There is a fairly decent chance, Dear Reader, that you are NOT following Spread yet. Perhaps it’s still too new for you, perhaps you’re trade waiting like a lot of intelligent people (myself included) do these days. I don’t blame you at all. I will say to those that are on the fence that Jordan and Strahm are batting two for two with this series so far, and that all of my anticipation for this issue was well met.

Seeing as this is only the second issue, it makes sense that we’re still in an introduction phase. We meet Ravello, a perfectly manicured blond pretty boy (with a strong Aunty Entity vibe) who happens to be the leader of the Raiders dispatched by No in the first issue. We also meet Molly, the sympathetic and more than slightly unhinged new member of Baby Hope and No’s rather interesting family unit. On the creepy nonhuman side, we get to watch the love child of The Mouth of Sauron and Slenderman generate a new sort of Spread creature, one that Narrator Hope explains is a “Spreadworm”.

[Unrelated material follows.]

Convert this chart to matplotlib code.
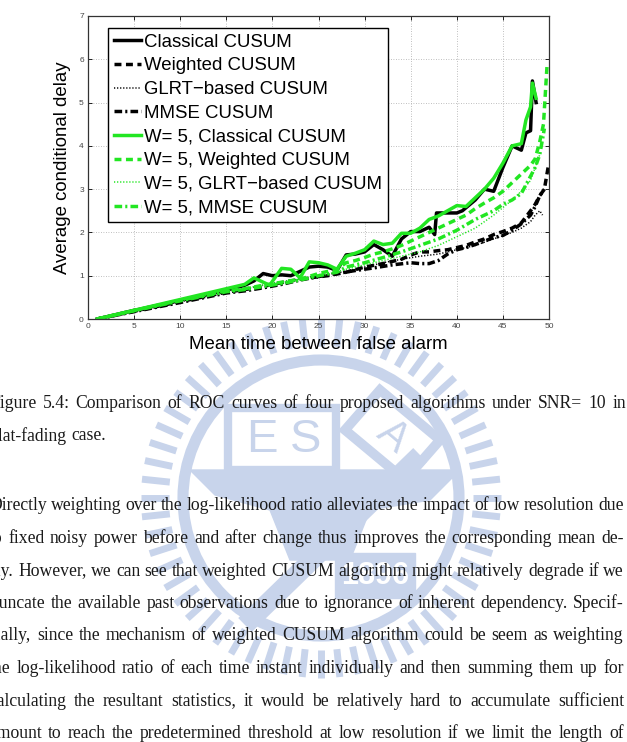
import numpy as np
import matplotlib
matplotlib.use("Agg")
import matplotlib.pyplot as plt
from matplotlib.patches import Rectangle, Polygon, Circle

# ---- data ----
x_classical = [1, 2, 3, 4, 5, 6, 7, 8, 9, 10, 11, 12, 13, 14, 15, 16, 17, 18, 19, 20,
               21, 22, 23, 24, 25, 26, 27, 28, 29, 30, 31, 32, 33, 34, 35, 36, 37, 37.6,
               37.8, 39, 40, 40.6, 42, 43, 44, 45, 46, 47, 47.5, 48, 48.2, 48.6]
y_classical = [0.0, 0.05, 0.1, 0.15, 0.2, 0.24, 0.29, 0.33, 0.38, 0.43, 0.48, 0.52, 0.57,
               0.62, 0.67, 0.72, 0.78, 0.88, 1.05, 1.0, 1.02, 1.0, 1.1, 1.2, 1.22, 1.2, 1.12,
               1.48, 1.5, 1.55, 1.72, 1.6, 1.45, 1.85, 2.02, 2.02, 2.12, 1.95, 2.45, 2.45,
               2.45, 2.5, 2.75, 3.0, 2.95, 3.5, 4.0, 3.9, 4.3, 4.35, 5.5, 5.0]

x_weighted = [1, 5, 10, 15, 17, 19, 20, 22, 24, 26, 28, 30, 32, 34, 35, 36, 37, 38, 39, 40,
              41, 42, 43, 44, 45, 46, 47, 48, 48.5, 49, 49.5, 49.9]
y_weighted = [0.0, 0.18, 0.4, 0.62, 0.68, 0.75, 0.8, 0.88, 0.95, 1.0, 1.08, 1.2, 1.28, 1.38,
              1.48, 1.55, 1.55, 1.58, 1.6, 1.65, 1.7, 1.78, 1.85, 1.95, 2.02, 2.1, 2.22,
              2.5, 2.65, 2.85, 3.0, 3.5]

x_glrt = [1, 5, 10, 15, 20, 25, 28, 30, 32, 34, 36, 38, 40, 42, 44, 46, 47, 48, 48.5, 49, 49.3]
y_glrt = [0.0, 0.18, 0.4, 0.62, 0.82, 1.0, 1.1, 1.2, 1.3, 1.38, 1.45, 1.5, 1.6, 1.7, 1.85,
          2.0, 2.1, 2.25, 2.4, 2.5, 2.4]

x_mmse = [1, 5, 10, 15, 17, 19, 21, 23, 25, 27, 29, 31, 33, 35, 36, 37, 38, 39, 40, 41, 42,
          43, 44, 45, 46, 47, 48, 48.5, 49, 49.5]
y_mmse = [0.0, 0.17, 0.38, 0.6, 0.65, 0.72, 0.8, 0.9, 0.98, 1.05, 1.12, 1.18, 1.25, 1.3,
          1.28, 1.28, 1.35, 1.5, 1.6, 1.65, 1.72, 1.8, 1.88, 1.93, 2.05, 2.2, 2.4, 2.6,
          2.85, 3.0]

x_w5_classical = [1, 2, 3, 4, 5, 6, 7, 8, 9, 10, 11, 12, 13, 14, 15, 16, 17, 18, 19.7, 21,
                  22, 23, 24, 25, 26, 27, 28, 29, 30, 31, 32, 33, 34, 35, 36, 37, 38, 39,
                  40, 41, 42, 43, 44, 45, 46, 47, 47.5, 48, 48.2, 48.6]
y_w5_classical = [0.0, 0.05, 0.1, 0.15, 0.2, 0.25, 0.3, 0.35, 0.4, 0.45, 0.5, 0.55, 0.6,
                  0.65, 0.7, 0.75, 0.8, 0.95, 0.78, 1.17, 1.15, 0.95, 1.32, 1.3, 1.25, 1.15,
                  1.45, 1.52, 1.6, 1.8, 1.72, 1.75, 1.98, 1.98, 2.1, 2.3, 2.38, 2.5, 2.62,
                  2.6, 2.8, 3.0, 3.25, 3.6, 4.0, 4.05, 4.6, 4.9, 5.45, 5.1]

x_w5_weighted = [1, 5, 10, 15, 17, 19, 21, 23, 25, 27, 28, 29, 30, 31, 32, 33, 34, 35, 36,
                 37, 38, 39, 40, 41, 42, 43, 44, 45, 46, 47, 48, 48.5, 49, 49.4, 49.8]
y_w5_weighted = [0.0, 0.2, 0.43, 0.65, 0.7, 0.78, 0.85, 0.92, 1.05, 1.15, 1.3, 1.35, 1.42,
                 1.5, 1.55, 1.62, 1.7, 1.8, 1.9, 2.0, 2.1, 2.2, 2.3, 2.4, 2.55, 2.68, 2.8,
                 2.95, 3.15, 3.35, 3.55, 3.7, 4.1, 4.5, 5.9]

x_w5_glrt = [1, 5, 10, 15, 20, 25, 28, 30, 32, 34, 36, 38, 40, 42, 44, 46, 47, 48, 48.5, 49]
y_w5_glrt = [0.0, 0.19, 0.42, 0.64, 0.82, 0.98, 1.15, 1.25, 1.35, 1.45, 1.55, 1.7, 1.9, 2.1,
             2.4, 2.75, 2.95, 3.2, 3.5, 3.8]

x_w5_mmse = [1, 5, 10, 15, 17, 19, 21, 23, 25, 27, 28, 30, 32, 34, 36, 38, 40, 42, 43, 44,
             45, 46, 47, 48, 48.5, 49, 49.5]
y_w5_mmse = [0.0, 0.19, 0.42, 0.63, 0.68, 0.75, 0.82, 0.9, 1.0, 1.08, 1.2, 1.3, 1.42, 1.55,
             1.7, 1.85, 2.05, 2.3, 2.4, 2.5, 2.65, 2.75, 2.9, 3.3, 3.5, 3.8, 4.4]

legend_labels = ["Classical CUSUM", "Weighted CUSUM", "GLRT\u2212based CUSUM", "MMSE CUSUM",
                 "W= 5, Classical CUSUM", "W= 5, Weighted CUSUM",
                 "W= 5, GLRT\u2212based CUSUM", "W= 5, MMSE CUSUM"]

caption_lines = [
    "Figure 5.4: Comparison of ROC curves of four proposed algorithms under SNR= 10 in",
    "flat-fading case.",
]
body_lines = [
    "Directly weighting over the log-likelihood ratio alleviates the impact of low resolution due",
    "to fixed noisy power before and after change thus improves the corresponding mean de-",
    "lay. However, we can see that weighted CUSUM algorithm might relatively degrade if we",
    "truncate the available past observations due to ignorance of inherent dependency. Specif-",
    "ically, since the mechanism of weighted CUSUM algorithm could be seem as weighting",
    "the log-likelihood ratio of each time instant individually and then summing them up for",
    "calculating the resultant statistics, it would be relatively hard to accumulate sufficient",
    "amount to reach the predetermined threshold at low resolution if we limit the length of",
]

W, H = 627, 742
GREEN = "#22e622"
WM = "#c8d4eb"

fig = plt.figure(figsize=(W / 100, H / 100), dpi=100)
fig.patch.set_facecolor("white")

# faint seal watermark behind the page text
wm = fig.add_axes([0, 0, 1, 1], zorder=0)
wm.set_xlim(0, W)
wm.set_ylim(H, 0)
wm.axis("off")
cx, cy = 321, 498
for ang in np.linspace(0, 2 * np.pi, 60, endpoint=False):
    wm.plot([cx + 152 * np.cos(ang), cx + 180 * np.cos(ang)],
            [cy + 152 * np.sin(ang), cy + 180 * np.sin(ang)],
            color=WM, lw=5, solid_capstyle="butt")
wm.add_patch(Circle((cx, cy), 138, fill=False, ec=WM, lw=8))
wm.add_patch(Rectangle((228, 408), 108, 62, fc="white", ec=WM, lw=6))
wm.text(262, 440, "E", color=WM, fontsize=34, ha="center", va="center",
        family="Liberation Sans")
wm.text(306, 440, "S", color=WM, fontsize=34, ha="center", va="center",
        family="Liberation Sans")
wm.add_patch(Polygon([[380, 390], [440, 440], [405, 480], [345, 430]], fc="white", ec=WM, lw=7))
wm.text(393, 436, "A", color=WM, fontsize=30, ha="center", va="center", rotation=-40,
        family="Liberation Sans")
wm.add_patch(Polygon([[190, 470], [460, 470], [430, 500], [370, 510], [350, 560],
                      [290, 560], [270, 510], [215, 495]], fc=WM, ec=WM))
wm.plot([245, 420], [625, 455], color=WM, lw=14, solid_capstyle="butt")
wm.add_patch(Rectangle((335, 553), 80, 45, fc=WM, ec=WM))
wm.text(375, 576, "1896", color="white", fontsize=22, ha="center", va="center",
        family="Liberation Sans", weight="bold")

# ---- chart ----
ax = fig.add_axes([88 / W, 1 - 319 / H, 461 / W, 303 / H], zorder=2)
ax.set_facecolor("white")

ax.plot(x_classical, y_classical, color="k", lw=2.5, label=legend_labels[0])
ax.plot(x_weighted, y_weighted, color="k", lw=2.5, ls=(0, (2.0, 1.3)), label=legend_labels[1])
ax.plot(x_glrt, y_glrt, color="k", lw=1.1, ls=(0, (0.8, 1.2)), label=legend_labels[2])
ax.plot(x_mmse, y_mmse, color="k", lw=2.5, ls=(0, (2.2, 0.9, 0.6, 0.9)), label=legend_labels[3])
ax.plot(x_w5_classical, y_w5_classical, color=GREEN, lw=2.5, label=legend_labels[4])
ax.plot(x_w5_weighted, y_w5_weighted, color=GREEN, lw=2.5, ls=(0, (2.0, 1.3)),
        label=legend_labels[5])
ax.plot(x_w5_glrt, y_w5_glrt, color=GREEN, lw=1.1, ls=(0, (0.8, 1.2)), label=legend_labels[6])
ax.plot(x_w5_mmse, y_w5_mmse, color=GREEN, lw=2.5, ls=(0, (2.2, 0.9, 0.6, 0.9)),
        label=legend_labels[7])

ax.set_xlim(0, 50)
ax.set_ylim(0, 7)
ax.set_xticks(range(0, 51, 5))
ax.set_yticks(range(0, 8))
ax.tick_params(direction="in", length=3, width=0.6, labelsize=6, pad=3,
               labelcolor="#444444", top=True, right=True)
for lab in ax.get_xticklabels() + ax.get_yticklabels():
    lab.set_family("Liberation Sans")
ax.grid(True, ls=(0, (1, 2)), color="#aaaaaa", lw=0.6)
for sp in ax.spines.values():
    sp.set_linewidth(0.9)
    sp.set_color("#333333")

ax.set_xlabel("Mean time between false alarm", fontsize=13.4, family="Liberation Sans",
              labelpad=4)
ax.set_ylabel("Average conditional delay", fontsize=13.4, family="Liberation Sans",
              labelpad=6)

leg = ax.legend(loc="upper left", bbox_to_anchor=(20 / 461, 1 - 12 / 303),
                prop={"family": "Liberation Sans", "size": 13.4}, frameon=True,
                fancybox=False, framealpha=1, edgecolor="black", borderaxespad=0,
                borderpad=0.3, labelspacing=0.36, handlelength=1.45, handletextpad=0.2)
leg.get_frame().set_linewidth(1.0)

# ---- page text (justified, left side cut off like the scan) ----
renderer = fig.canvas.get_renderer()
FS = 12.7


def put_line(text, y_px, left_px, right_px, justify=True):
    words = text.split(" ")
    items = []
    widths = []
    for w in words:
        t = fig.text(0, 1 - y_px / H, w, fontsize=FS, family="Liberation Serif",
                     color="#1a1a1a", va="center", ha="left", zorder=5)
        items.append(t)
        widths.append(t.get_window_extent(renderer).width)
    space = fig.text(0, 0, "a a", fontsize=FS, family="Liberation Serif")
    aa = fig.text(0, 0, "aa", fontsize=FS, family="Liberation Serif")
    sp_w = space.get_window_extent(renderer).width - aa.get_window_extent(renderer).width
    space.remove()
    aa.remove()
    if justify and len(words) > 1:
        gap = (right_px - left_px - sum(widths)) / (len(words) - 1)
    else:
        gap = sp_w
    x = left_px
    for t, w in zip(items, widths):
        t.set_x(x / W)
        x += w + gap


put_line(caption_lines[0], 403, -10, 626)
put_line(caption_lines[1], 436, -7, 626, justify=False)
for i, line in enumerate(body_lines):
    put_line(line, 506 + i * 32.5, -11, 624)

fig.savefig("out.png", dpi=100)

Once again, Strahm’s artwork shines throughout the book. Both No and Molly are fleshed out not only in Jordan’s writing, but in the expressions Strahm gives the characters during often intense situations. Yeah, we know Molly’s a bit loopy from her rambling text, but it’s her face that sells it. No is obviously a man of very few words, but his grin in the final panel after seeing Molly and Baby Hope finally “connect”? Priceless.

As for the writing, I mean, it’s stellar. Jordan does a great job with pacing and flow. We learn quite a bit about this world as well as our protagonist (No hates slavers. He really, really, REALLY hates slavers). What I want to point out however is not the writing he did in this issue, but the letter to readers that he pens in the back pages. A lot of us noticed the influences Spread borrows from, influences which have been noted in a few reviews I’ve read. Jordan, instead of remaining silent in the face of critics, lists the influences of the story itself, this issue, and even the next one. He closes by saying,

“This book, like me, is a product of everything that proceeded it. And like me, and hopefully you, it is also it’s own thing.”

Welp.
As an artist, I agree with the sentiment.
As a fan of both the series and genre, I assure you, it does stand on it’s own wonderfully. Get off of that fence and pick this book up.